Objective. Everything from the first line of the data below through the line that contains "const yearTicks = [2014, 2015, 2016, 2017, 2018, 2019];" should be written out exactly, please, and nothing more; the pictures stay out.

Recorded data.

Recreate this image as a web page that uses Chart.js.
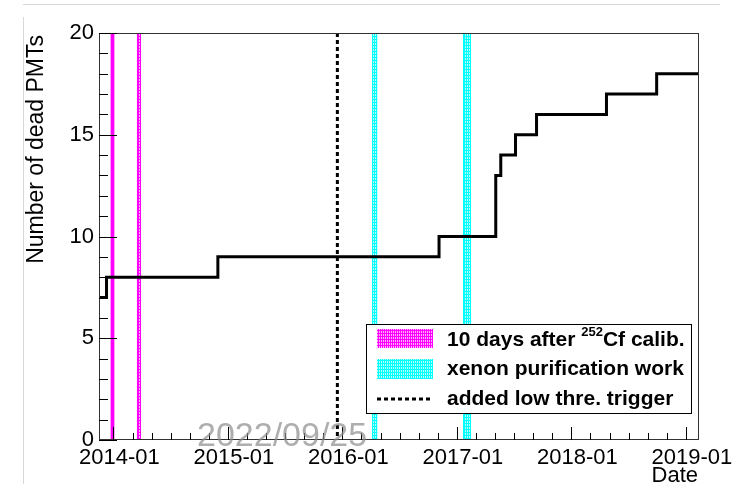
<!DOCTYPE html>
<html>
<head>
<meta charset="utf-8">
<script src="https://cdn.jsdelivr.net/npm/chart.js@4.4.0/dist/chart.umd.min.js"></script>
<style>
  html, body { margin: 0; padding: 0; background: #fff; }
  canvas { display: block; }
</style>
</head>
<body>
<canvas id="chart" width="735" height="484"></canvas>
<script>
// dates where the number of dead PMTs changes, and the new count
const stepDates = ['2013-11-16', '2013-12-10', '2014-11-30', '2016-11-05', '2017-05-05',
  '2017-05-21', '2017-07-07', '2017-09-12', '2018-04-23', '2018-09-30', '2019-02-12'];
const deadPMTs = [7, 8, 9, 10, 13, 14, 15, 16, 17, 18, 18];

const xRange = ['2013-11-16', '2019-02-12'];
const yearTicks = [2014, 2015, 2016, 2017, 2018, 2019];

// 10 days after 252Cf calibration
const calibStart = ['2013-12-23', '2014-03-17'];
const calibEnd = ['2014-01-04', '2014-03-29'];
// xenon purification work
const purifStart = ['2016-04-06', '2017-01-21'];
const purifEnd = ['2016-04-22', '2017-02-14'];
// low threshold trigger added
const triggerDate = '2015-12-16';

const FONT = "'Liberation Sans', Arial, sans-serif";

function toYear(s) {
  const d = new Date(s + 'T00:00:00Z');
  const y = d.getUTCFullYear();
  const start = Date.UTC(y, 0, 1);
  const end = Date.UTC(y + 1, 0, 1);
  return y + (d.getTime() - start) / (end - start);
}

function hatch(ctx, color) {
  const c = document.createElement('canvas');
  c.width = 2; c.height = 3;
  const g = c.getContext('2d');
  g.fillStyle = color;
  g.fillRect(0, 0, 2, 3);
  g.fillStyle = 'rgba(255,255,255,0.7)';
  g.fillRect(1, 1, 1, 1);
  g.fillRect(1, 2, 1, 1);
  return ctx.createPattern(c, 'repeat');
}

const bandsPlugin = {
  id: 'bands',
  beforeDatasetsDraw(chart) {
    const ctx = chart.ctx;
    const xs = chart.scales.x;
    const { top, bottom } = chart.chartArea;
    const drawBands = (starts, ends, color) => {
      const pat = hatch(ctx, color);
      starts.forEach((s, i) => {
        const x0 = xs.getPixelForValue(toYear(s));
        const x1 = xs.getPixelForValue(toYear(ends[i]));
        ctx.fillStyle = pat;
        ctx.fillRect(x0, top, x1 - x0, bottom - top);
        ctx.strokeStyle = color;
        ctx.lineWidth = 1;
        ctx.beginPath();
        ctx.moveTo(Math.round(x0) + 0.5, top); ctx.lineTo(Math.round(x0) + 0.5, bottom);
        ctx.moveTo(Math.round(x1) - 0.5, top); ctx.lineTo(Math.round(x1) - 0.5, bottom);
        ctx.stroke();
      });
    };
    ctx.save();
    drawBands(calibStart, calibEnd, '#ff00ff');
    drawBands(purifStart, purifEnd, '#00ffff');
    // dashed trigger line
    const xt = xs.getPixelForValue(toYear(triggerDate));
    ctx.strokeStyle = '#000';
    ctx.lineWidth = 3;
    ctx.setLineDash([4, 3]);
    ctx.beginPath();
    ctx.moveTo(xt, top);
    ctx.lineTo(xt, bottom);
    ctx.stroke();
    ctx.restore();
  }
};

const decorPlugin = {
  id: 'decor',
  afterDraw(chart) {
    const ctx = chart.ctx;
    const xs = chart.scales.x, ys = chart.scales.y;
    const { left, right, top, bottom } = chart.chartArea;
    ctx.save();

    // page lines
    ctx.strokeStyle = '#d8d8d8';
    ctx.lineWidth = 1;
    ctx.beginPath();
    ctx.moveTo(23, 4.5); ctx.lineTo(720, 4.5);
    ctx.moveTo(23.5, 17); ctx.lineTo(23.5, 484);
    ctx.stroke();

    // frame
    ctx.strokeStyle = '#333';
    ctx.strokeRect(left + 0.5, top + 0.5, right - left - 1, bottom - top - 1);

    // ticks inside the frame
    ctx.strokeStyle = '#000';
    ctx.beginPath();
    for (let v = 0; v <= 20; v++) {
      const y = Math.round(ys.getPixelForValue(v)) + 0.5;
      const len = v % 5 === 0 ? 18 : 9;
      ctx.moveTo(left, y); ctx.lineTo(left + len, y);
    }
    for (let yr = 2013; yr <= 2019; yr++) {
      for (let m = 0; m < 12; m += 2) {
        const v = yr + m / 12;
        if (v < xs.min || v > xs.max) continue;
        const x = Math.round(xs.getPixelForValue(v)) + 0.5;
        const len = m === 0 ? 13 : 7;
        ctx.moveTo(x, bottom); ctx.lineTo(x, bottom - len);
      }
    }
    ctx.stroke();

    // axis titles
    ctx.fillStyle = '#000';
    ctx.font = '23px ' + FONT;
    ctx.save();
    ctx.translate(37, 35);
    ctx.rotate(-Math.PI / 2);
    ctx.textAlign = 'right';
    ctx.textBaseline = 'middle';
    ctx.fillText('Number of dead PMTs', 0, 0);
    ctx.restore();
    ctx.font = '22px ' + FONT;
    ctx.textAlign = 'right';
    ctx.textBaseline = 'top';
    ctx.fillText('Date', 698, 465);

    // legend
    ctx.fillStyle = '#fff';
    ctx.fillRect(366, 324, 326, 90);
    ctx.strokeStyle = '#000';
    ctx.lineWidth = 1;
    ctx.strokeRect(366.5, 324.5, 325, 89);
    ctx.fillStyle = hatch(ctx, '#ff00ff');
    ctx.fillRect(377, 329, 56, 19);
    ctx.fillStyle = hatch(ctx, '#00ffff');
    ctx.fillRect(377, 359, 56, 20);
    ctx.lineWidth = 3;
    ctx.setLineDash([4, 3]);
    ctx.beginPath();
    ctx.moveTo(377, 399); ctx.lineTo(433, 399);
    ctx.stroke();
    ctx.setLineDash([]);
    ctx.fillStyle = '#000';
    ctx.textAlign = 'left';
    ctx.textBaseline = 'alphabetic';
    ctx.font = 'bold 21px ' + FONT;
    const t1 = '10 days after ';
    ctx.fillText(t1, 447, 346);
    let xx = 447 + ctx.measureText(t1).width;
    ctx.font = 'bold 13px ' + FONT;
    ctx.fillText('252', xx, 336);
    xx += ctx.measureText('252').width;
    ctx.font = 'bold 21px ' + FONT;
    ctx.fillText('Cf calib.', xx, 346);
    ctx.fillText('xenon purification work', 447, 375);
    ctx.fillText('added low thre. trigger', 447, 405);

    // date stamp
    ctx.fillStyle = 'rgba(140,140,140,0.7)';
    ctx.font = '34px ' + FONT;
    ctx.fillText('2022/09/25', 197, 446);
    ctx.restore();
  }
};

const points = stepDates.map((d, i) => ({ x: toYear(d), y: deadPMTs[i] }));

new Chart(document.getElementById('chart'), {
  type: 'line',
  data: {
    datasets: [{
      label: 'dead PMTs',
      data: points,
      stepped: 'before',
      borderColor: '#000',
      borderWidth: 3,
      pointRadius: 0,
      fill: false
    }]
  },
  options: {
    responsive: false,
    animation: false,
    devicePixelRatio: 1,
    layout: { padding: { left: 0, right: 36, top: 33, bottom: 0 } },
    plugins: { legend: { display: false }, tooltip: { enabled: false } },
    scales: {
      x: {
        type: 'linear',
        min: toYear(xRange[0]),
        max: toYear(xRange[1]),
        grid: { display: false, drawTicks: false },
        border: { display: false },
        afterBuildTicks: (s) => { s.ticks = yearTicks.map(v => ({ value: v })); },
        afterFit: (s) => { s.height = 44; s.paddingLeft = 0; s.paddingRight = 0; },
        ticks: {
          autoSkip: false,
          maxRotation: 0,
          padding: 5,
          labelOffset: 6,
          color: '#000',
          font: { family: FONT, size: 22 },
          callback: (v) => v + '-01'
        }
      },
      y: {
        min: 0,
        max: 20,
        grid: { display: false, drawTicks: false },
        border: { display: false },
        afterFit: (s) => { s.width = 99; s.paddingTop = 0; s.paddingBottom = 0; },
        ticks: {
          stepSize: 5,
          padding: 5,
          color: '#000',
          font: { family: FONT, size: 22 }
        }
      }
    }
  },
  plugins: [bandsPlugin, decorPlugin]
});
</script>
</body>
</html>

Written answer.
Recreate this image as a web page that uses Chart.js.
<!DOCTYPE html>
<html>
<head>
<meta charset="utf-8">
<script src="https://cdn.jsdelivr.net/npm/chart.js@4.4.0/dist/chart.umd.min.js"></script>
<style>
  html, body { margin: 0; padding: 0; background: #fff; }
  canvas { display: block; }
</style>
</head>
<body>
<canvas id="chart" width="735" height="484"></canvas>
<script>
// dates where the number of dead PMTs changes, and the new count
const stepDates = ['2013-11-16', '2013-12-10', '2014-11-30', '2016-11-05', '2017-05-05',
  '2017-05-21', '2017-07-07', '2017-09-12', '2018-04-23', '2018-09-30', '2019-02-12'];
const deadPMTs = [7, 8, 9, 10, 13, 14, 15, 16, 17, 18, 18];

const xRange = ['2013-11-16', '2019-02-12'];
const yearTicks = [2014, 2015, 2016, 2017, 2018, 2019];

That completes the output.